PABLO DÁVILA: WHY DID YOU TAKE MY WATCH?

Kasmin presents “Pablo Dávila: Why Did You Take My Watch?”, the first New York solo exhibition of Mexico City-based artist Pablo Dávila (b. 1983).

February 27 – March 29, 2025

“Pablo Dávila: Why Did You Take My Watch?” features new works that iterate Dávila’s research-based process in various media. Employing a visual language to encapsulate complex systems, theories and ideas, Dávila’s works offer poetic reflections on the perception of time and space. 

Pulling from the first line of Andrei Tarkovsky’s film “Stalker” (1979) for the exhibition title, “Pablo Dávila: Why Did You Take My Watch?” reflects Dávila’s interest in the construction of time and space through art. The film, recognized for its otherworldly setting, analogues Dávila’s capacity to collate distinct moments in the works on view. Inspired by the words of American Science fiction writer William Gibson, “Time moves in one direction, memory in another,” Dávila’s works consider the natural force of memory as a guide to explore the progression of time.

Included in the exhibition are several new “Phase paintings” series (2019–ongoing), Dávila’s celebrated series of meticulously perforated canvases that translate weather data into striking patterns and abstract compositions. Culled from different geographic locations at various points in time, Dávila’s works document the unrepeatable, spontaneous conditions of wind activity in the earth’s atmosphere. Nearby, a ten-foot-tall site-specific mural, composed of thousands of iron studs hammered directly in the gallery wall, emerges from a similar conceptual approach to the “Phase paintings”.
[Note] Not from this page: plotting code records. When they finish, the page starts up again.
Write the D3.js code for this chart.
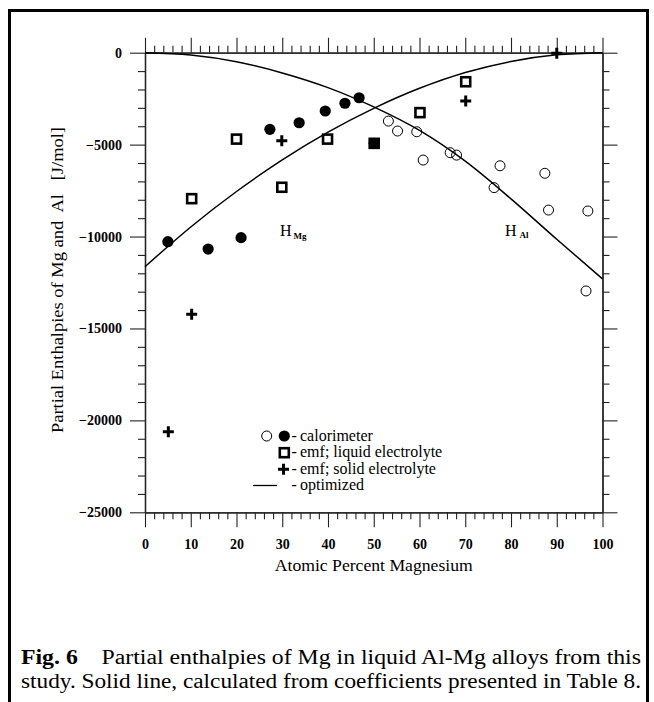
<!DOCTYPE html>
<html>
<head>
<meta charset="utf-8">
<script src="https://cdn.jsdelivr.net/npm/d3@7/dist/d3.min.js"></script>
<style>
  html, body { margin: 0; padding: 0; background: #fff; }
  svg { display: block; }
  text { font-family: "Liberation Serif", "Times New Roman", serif; fill: #000; }
</style>
</head>
<body>
<svg id="chart" width="654" height="702"></svg>
<script>
// ---------- data ----------
const xTickLabels = [0, 10, 20, 30, 40, 50, 60, 70, 80, 90, 100];
const yTickLabels = [0, -5000, -10000, -15000, -20000, -25000];

// calorimeter, filled circles [at.% Mg, J/mol]
const calFilled = [
  [5.0, -10280], [13.8, -10680], [21.0, -10060], [27.3, -4170], [33.7, -3810],
  [39.4, -3170], [43.7, -2750], [46.8, -2450], [50.1, -4930]
];
// calorimeter, open circles
const calOpen = [
  [53.2, -3720], [55.2, -4260], [59.4, -4300], [60.8, -5840], [66.7, -5440],
  [68.1, -5570], [77.6, -6150], [76.3, -7340], [87.4, -6560], [88.2, -8560],
  [96.8, -8610], [96.4, -12960]
];
// emf; liquid electrolyte (squares)
const emfLiquid = [
  [10.2, -7940], [20.0, -4700], [29.9, -7320], [39.9, -4700], [50.1, -4930],
  [60.1, -3260], [70.1, -1580]
];
// emf; solid electrolyte (plus)
const emfSolid = [
  [5.1, -20620], [10.2, -14230], [29.9, -4790], [70.1, -2630], [90.0, -30]
];
// optimized curves
const curveMg = [
  [0, -11640], [10, -9480], [20, -7550], [30, -5830], [40, -4320], [50, -3025],
  [60, -1936], [70, -1080], [80, -476], [90, -118], [100, 0]
];
const curveAl = [
  [0, 0], [10, -125], [20, -490], [30, -1100], [40, -1900], [50, -2950],
  [60, -4230], [70, -5900], [80, -7950], [90, -10150], [100, -12300]
];
const legendItems = ["calorimeter", "emf; liquid electrolyte", "emf; solid electrolyte", "optimized"];

// ---------- drawing ----------
const svg = d3.select("#chart");

// outer frame
svg.append("path")
  .attr("d", "M9.5,720 L9.5,10.5 L647.5,10.5 L647.5,720")
  .attr("fill", "none").attr("stroke", "#000").attr("stroke-width", 3);

const x = d3.scaleLinear().domain([0, 100]).range([145, 602.5]);
const y = d3.scaleLinear().domain([0, -25000]).range([52.7, 512.3]);

const axisStyle = g => {
  g.selectAll("path.domain").attr("stroke", "#222").attr("stroke-width", 1.3);
  g.selectAll(".tick line").attr("stroke", "#222").attr("stroke-width", 1.1);
};

const minorX = d3.range(0, 101, 2).filter(v => v % 10 !== 0);
const minorY = d3.range(0, -25001, -1000).filter(v => v % 5000 !== 0);

// bottom
svg.append("g").attr("transform", `translate(0,${y(-25000)})`)
  .call(d3.axisBottom(x).tickValues(minorX).tickSize(7).tickSizeOuter(0).tickFormat(""))
  .call(axisStyle);
svg.append("g").attr("transform", `translate(0,${y(-25000)})`)
  .call(d3.axisBottom(x).tickValues(xTickLabels).tickSize(15).tickSizeOuter(0).tickPadding(12).tickFormat(d3.format("d")))
  .call(axisStyle)
  .call(g => g.selectAll("text").attr("font-size", 14).attr("font-weight", "bold"));
// top
svg.append("g").attr("transform", `translate(0,${y(0)})`)
  .call(d3.axisTop(x).tickValues(minorX).tickSize(7).tickSizeOuter(0).tickFormat(""))
  .call(axisStyle);
svg.append("g").attr("transform", `translate(0,${y(0)})`)
  .call(d3.axisTop(x).tickValues(xTickLabels).tickSize(15).tickSizeOuter(0).tickFormat(""))
  .call(axisStyle);
// left
svg.append("g").attr("transform", `translate(${x(0)},0)`)
  .call(d3.axisLeft(y).tickValues(minorY).tickSize(7).tickSizeOuter(0).tickFormat(""))
  .call(axisStyle);
svg.append("g").attr("transform", `translate(${x(0)},0)`)
  .call(d3.axisLeft(y).tickValues(yTickLabels).tickSize(15).tickSizeOuter(0).tickPadding(8).tickFormat(d3.format("d")))
  .call(axisStyle)
  .call(g => g.selectAll("text").attr("font-size", 14).attr("font-weight", "bold"));
// right
svg.append("g").attr("transform", `translate(${x(100)},0)`)
  .call(d3.axisRight(y).tickValues(minorY).tickSize(7).tickSizeOuter(0).tickFormat(""))
  .call(axisStyle);
svg.append("g").attr("transform", `translate(${x(100)},0)`)
  .call(d3.axisRight(y).tickValues(yTickLabels).tickSize(15).tickSizeOuter(0).tickFormat(""))
  .call(axisStyle);

// axis titles
svg.append("text")
  .attr("x", (x(0) + x(100)) / 2).attr("y", 571)
  .attr("text-anchor", "middle").attr("font-size", 17)
  .attr("textLength", 198).attr("lengthAdjust", "spacingAndGlyphs")
  .text("Atomic Percent Magnesium");
svg.append("text")
  .attr("transform", "translate(63,280) rotate(-90)")
  .attr("text-anchor", "middle").attr("font-size", 16)
  .attr("textLength", 306).attr("lengthAdjust", "spacingAndGlyphs")
  .attr("xml:space", "preserve")
  .text("Partial Enthalpies of Mg and  Al   [J/mol]");

// curves
const line = d3.line().x(d => x(d[0])).y(d => y(d[1])).curve(d3.curveMonotoneX);
const plot = svg.append("g");
[curveMg, curveAl].forEach(c => {
  plot.append("path").attr("d", line(c)).attr("fill", "none")
    .attr("stroke", "#000").attr("stroke-width", 1.5);
});

// markers
const plusPath = s => `M${-s},0H${s}M0,${-s}V${s}`;
plot.selectAll(".sq").data(emfLiquid).join("rect")
  .attr("x", d => x(d[0]) - 4.5).attr("y", d => y(d[1]) - 4.5)
  .attr("width", 9).attr("height", 9)
  .attr("fill", "#fff").attr("stroke", "#000").attr("stroke-width", 2.6);
plot.selectAll(".oc").data(calOpen).join("circle")
  .attr("cx", d => x(d[0])).attr("cy", d => y(d[1])).attr("r", 5)
  .attr("fill", "none").attr("stroke", "#000").attr("stroke-width", 1);
plot.selectAll(".fc").data(calFilled).join("circle")
  .attr("cx", d => x(d[0])).attr("cy", d => y(d[1])).attr("r", 5.6)
  .attr("fill", "#000");
plot.selectAll(".pl").data(emfSolid).join("path")
  .attr("transform", d => `translate(${x(d[0])},${y(d[1])})`)
  .attr("d", plusPath(5.5)).attr("stroke", "#000").attr("stroke-width", 3).attr("fill", "none");

// curve labels
const lblMg = svg.append("text").attr("x", 280).attr("y", 236).attr("font-size", 16);
lblMg.append("tspan").text("H");
lblMg.append("tspan").attr("dx", 2).attr("dy", 3).attr("font-size", 9).attr("font-weight", "bold").text("Mg");
const lblAl = svg.append("text").attr("x", 505).attr("y", 236).attr("font-size", 16);
lblAl.append("tspan").text("H");
lblAl.append("tspan").attr("dx", 3).attr("dy", 2).attr("font-size", 9).attr("font-weight", "bold").text("Al");

// legend
const lg = svg.append("g");
const rowY = [436, 452.7, 469.3, 485.5];
lg.append("circle").attr("cx", 266.7).attr("cy", rowY[0]).attr("r", 5).attr("fill", "none").attr("stroke", "#000").attr("stroke-width", 1);
lg.append("circle").attr("cx", 284.3).attr("cy", rowY[0]).attr("r", 5.6).attr("fill", "#000");
lg.append("rect").attr("x", 284.3 - 4.5).attr("y", rowY[1] - 4.5).attr("width", 9).attr("height", 9)
  .attr("fill", "#fff").attr("stroke", "#000").attr("stroke-width", 2.6);
lg.append("path").attr("transform", `translate(283.5,${rowY[2]})`).attr("d", plusPath(5.5))
  .attr("stroke", "#000").attr("stroke-width", 3);
lg.append("line").attr("x1", 253).attr("x2", 277).attr("y1", rowY[3]).attr("y2", rowY[3])
  .attr("stroke", "#000").attr("stroke-width", 1.3);
legendItems.forEach((t, i) => {
  lg.append("text").attr("x", 291.5).attr("y", rowY[i] + 4.5).attr("font-size", 16).text("-");
  lg.append("text").attr("x", 300).attr("y", rowY[i] + 4.5).attr("font-size", 16).text(t);
});

// caption
const cap1 = svg.append("text").attr("x", 21).attr("y", 664).attr("font-size", 20)
  .attr("textLength", 620).attr("lengthAdjust", "spacingAndGlyphs").attr("xml:space", "preserve");
cap1.append("tspan").attr("font-weight", "bold").text("Fig. 6");
cap1.append("tspan").text("    Partial enthalpies of Mg in liquid Al-Mg alloys from this");
svg.append("text").attr("x", 21).attr("y", 688).attr("font-size", 20)
  .attr("textLength", 620).attr("lengthAdjust", "spacingAndGlyphs")
  .text("study. Solid line, calculated from coefficients presented in Table 8.");
</script>
</body>
</html>
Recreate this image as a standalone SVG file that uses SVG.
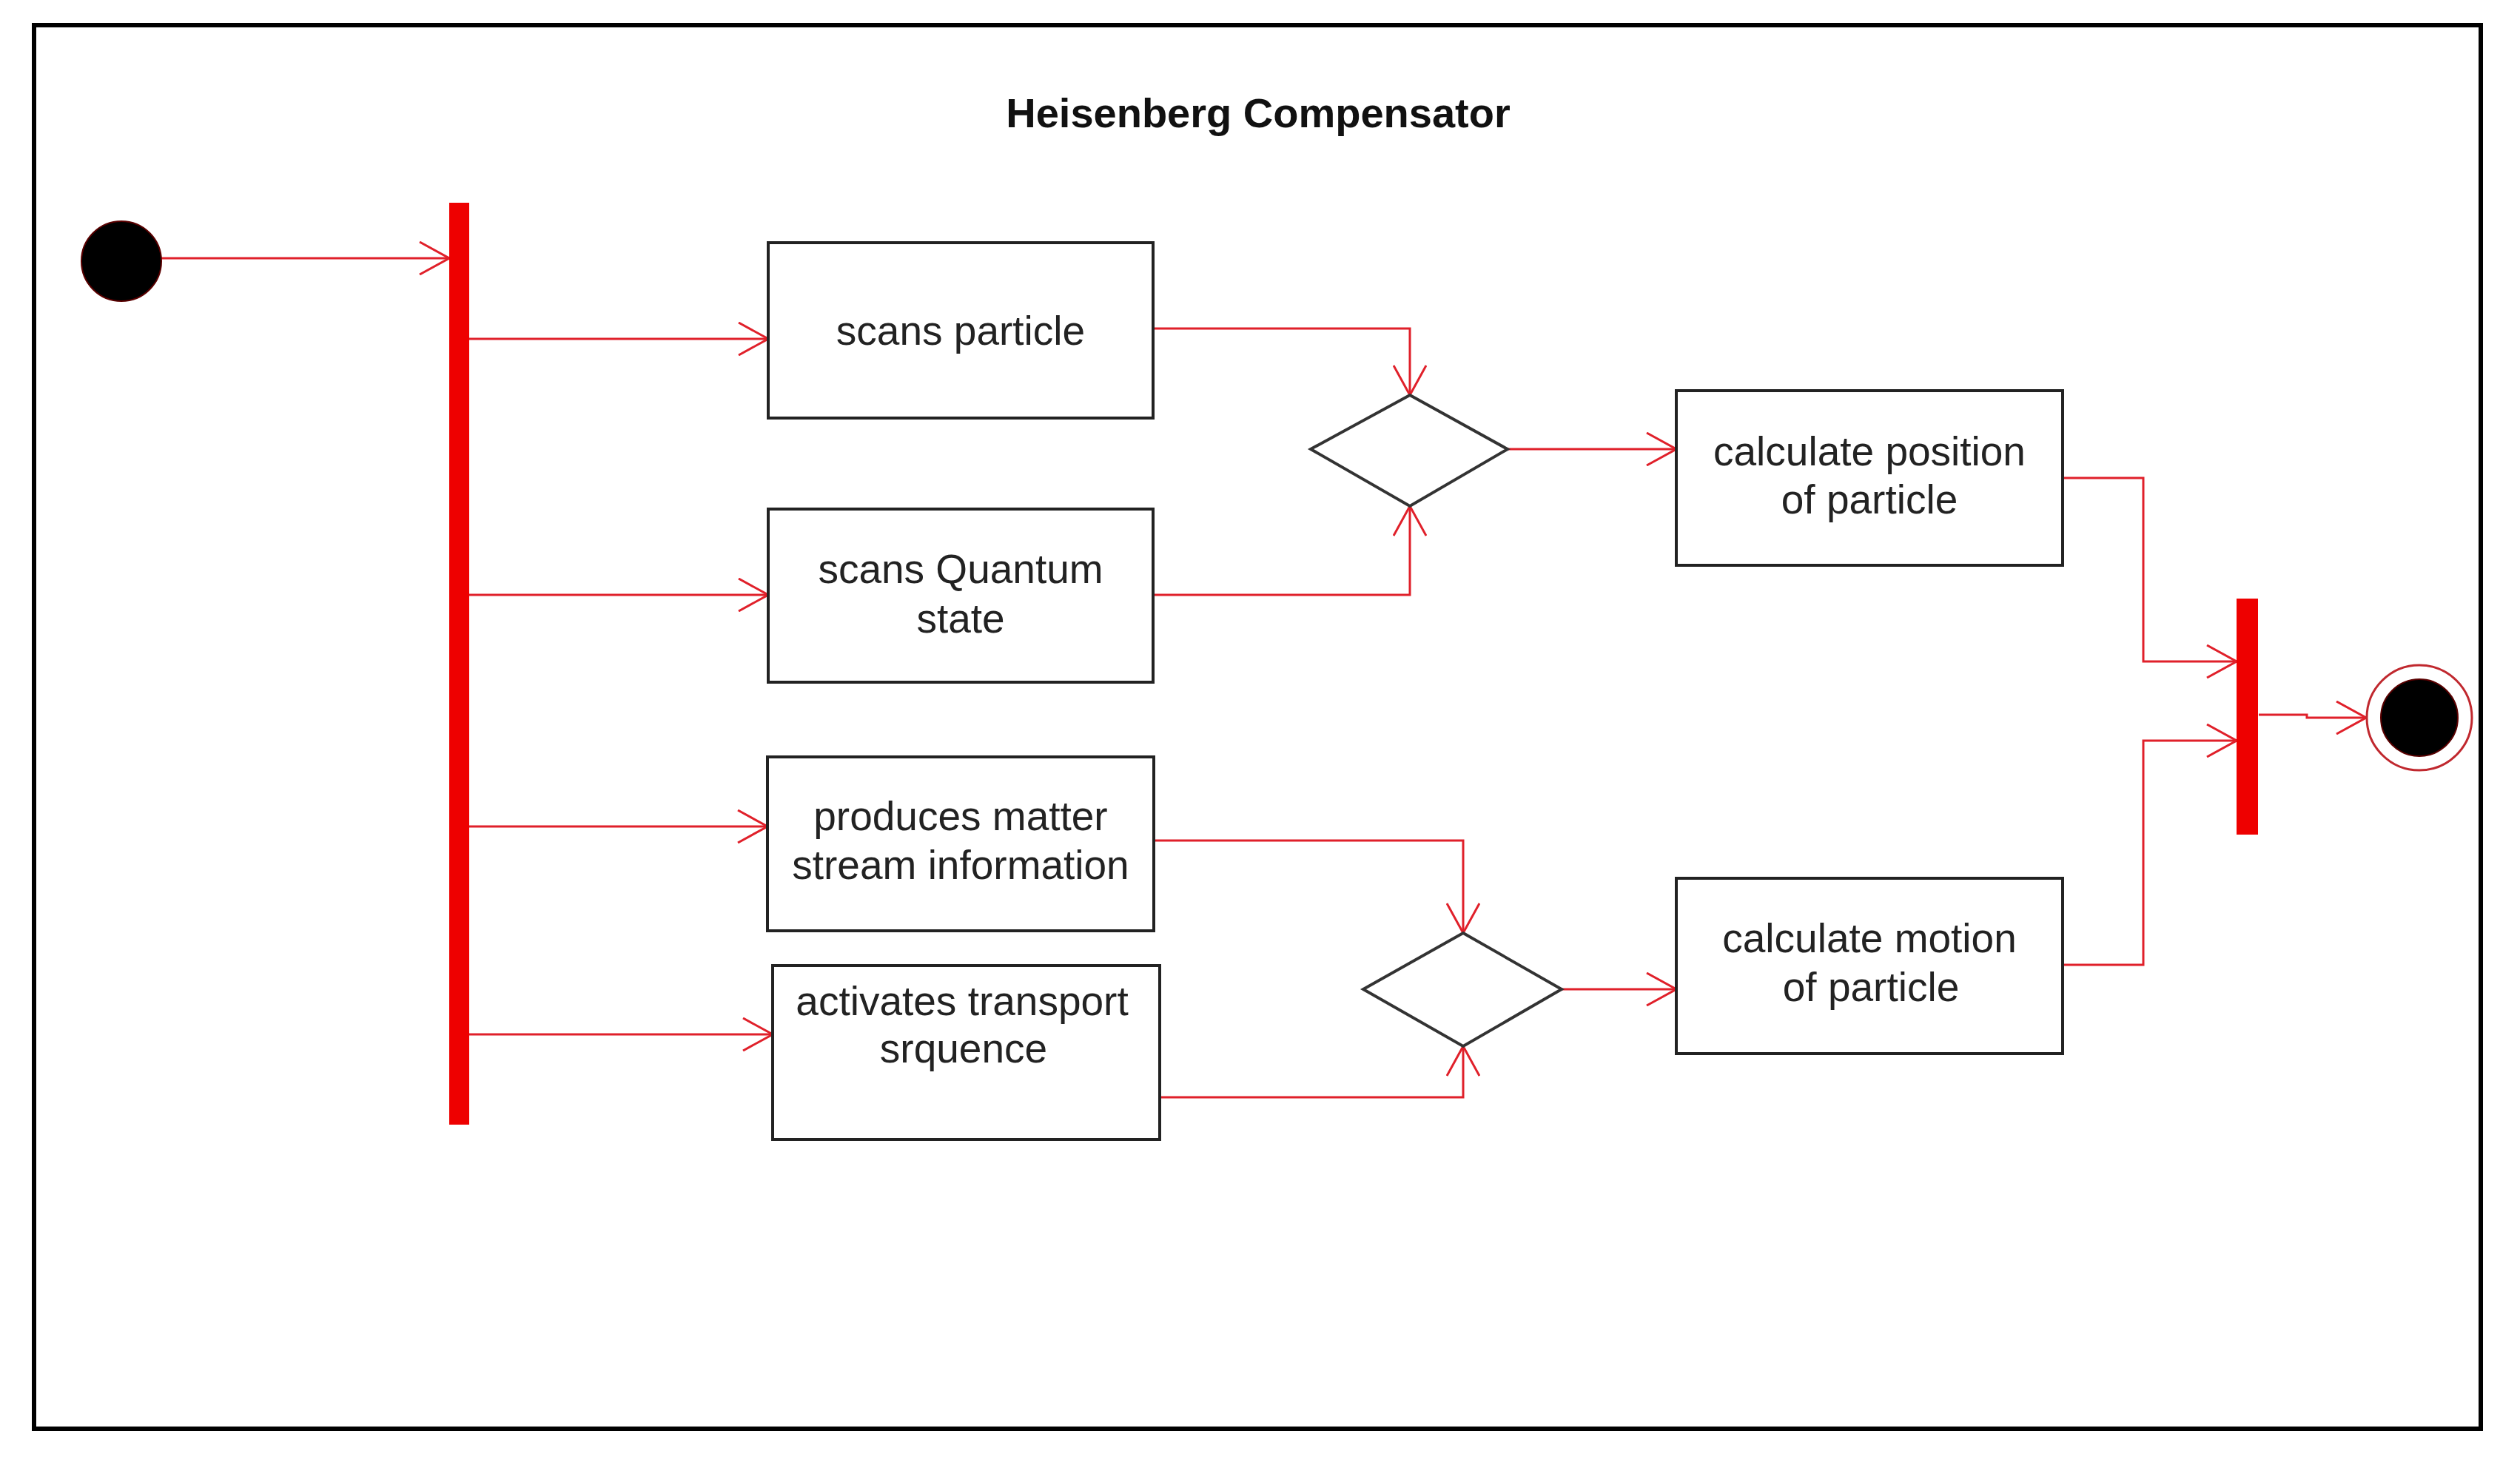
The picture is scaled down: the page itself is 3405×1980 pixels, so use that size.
<svg xmlns="http://www.w3.org/2000/svg" width="3405" height="1980" viewBox="0 0 3405 1980">
  <style>
    .frame { fill: none; stroke: #000; stroke-width: 6; }
    .box { fill: #fff; stroke: #222; stroke-width: 4; }
    .dia { fill: #fff; stroke: #333; stroke-width: 4; }
    .bar { fill: #ee0000; }
    .conn { fill: none; stroke: #e0202a; stroke-width: 3; marker-end: url(#arrow); }
    .lbl { font-family: "Liberation Sans", Arial, sans-serif; font-size: 55px; fill: #222; text-anchor: middle; }
    .title { font-family: "Liberation Sans", Arial, sans-serif; font-size: 56px; font-weight: bold; fill: #111; text-anchor: middle; }
  </style>
  <defs>
    <marker id="arrow" viewBox="0 0 42 46" refX="41" refY="23" markerWidth="42" markerHeight="46" markerUnits="userSpaceOnUse" orient="auto">
      <path d="M1,1 L41,23 L1,45" fill="none" stroke="#e0202a" stroke-width="3"/>
    </marker>
  </defs>
  <rect x="0" y="0" width="3405" height="1980" fill="#fff"/>
  <rect class="frame" x="46" y="34" width="3306" height="1897"/>
  <text class="title" x="1700" y="172">Heisenberg Compensator</text>

  <g id="connectors">
    <path class="conn" d="M218,349 H607"/>
    <path class="conn" d="M634,458 H1038"/>
    <path class="conn" d="M634,804 H1038"/>
    <path class="conn" d="M634,1117 H1037"/>
    <path class="conn" d="M634,1398 H1044"/>
    <path class="conn" d="M1558,444 H1905 V534"/>
    <path class="conn" d="M1558,804 H1905 V684"/>
    <path class="conn" d="M2037,607 H2265"/>
    <path class="conn" d="M1559,1136 H1977 V1261"/>
    <path class="conn" d="M1567,1483 H1977 V1414"/>
    <path class="conn" d="M2110,1337 H2265"/>
    <path class="conn" d="M2787,646 H2896 V894 H3022"/>
    <path class="conn" d="M2787,1304 H2896 V1001 H3022"/>
    <path class="conn" d="M3052,966 H3117 V970 H3197"/>
  </g>

  <g id="start">
    <circle cx="164" cy="353" r="54" fill="#000" stroke="#5a0000" stroke-width="2"/>
  </g>
  <g id="fork">
    <rect class="bar" x="607" y="274" width="27" height="1246"/>
  </g>
  <g id="scans-particle">
    <rect class="box" x="1038" y="328" width="520" height="237"/>
    <text class="lbl" x="1298" y="466">scans particle</text>
  </g>
  <g id="scans-quantum-state">
    <rect class="box" x="1038" y="688" width="520" height="234"/>
    <text class="lbl" x="1298" y="788">scans Quantum</text>
    <text class="lbl" x="1298" y="855">state</text>
  </g>
  <g id="produces-matter">
    <rect class="box" x="1037" y="1023" width="522" height="235"/>
    <text class="lbl" x="1298" y="1122">produces matter</text>
    <text class="lbl" x="1298" y="1188">stream information</text>
  </g>
  <g id="activates-transport">
    <rect class="box" x="1044" y="1305" width="523" height="235"/>
    <text class="lbl" x="1300" y="1372">activates transport</text>
    <text class="lbl" x="1302" y="1436">srquence</text>
  </g>
  <g id="merge-1">
    <polygon class="dia" points="1905,534 2037,607 1905,684 1771,607"/>
  </g>
  <g id="merge-2">
    <polygon class="dia" points="1977,1261 2110,1337 1977,1414 1842,1337"/>
  </g>
  <g id="calculate-position">
    <rect class="box" x="2265" y="528" width="522" height="236"/>
    <text class="lbl" x="2526" y="629">calculate position</text>
    <text class="lbl" x="2526" y="694">of particle</text>
  </g>
  <g id="calculate-motion">
    <rect class="box" x="2265" y="1187" width="522" height="237"/>
    <text class="lbl" x="2526" y="1287">calculate motion</text>
    <text class="lbl" x="2528" y="1353">of particle</text>
  </g>
  <g id="join">
    <rect class="bar" x="3022" y="809" width="29" height="319"/>
  </g>
  <g id="end">
    <circle cx="3269" cy="970" r="71" fill="#fff" stroke="#c0282e" stroke-width="3"/>
    <circle cx="3269" cy="970" r="52" fill="#000" stroke="#5a0000" stroke-width="2"/>
  </g>
</svg>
The audio installation “A friendly reminder” (2025) revisits themes of the loop and cultural memory, which Dávila explored in a related installation at the Aichi Triennale 2022 in Japan. Played across multiple analog speakers, Dávila stitches together 2-second segments of the popular Mexican bolero song “El Reloj”, covered countless times since its first release in 1957. Overlaying recordings by different artists, each segment plays the phrase “Reloj, no marques las horas” (Clock, don’t mark the time) at slightly varying intervals.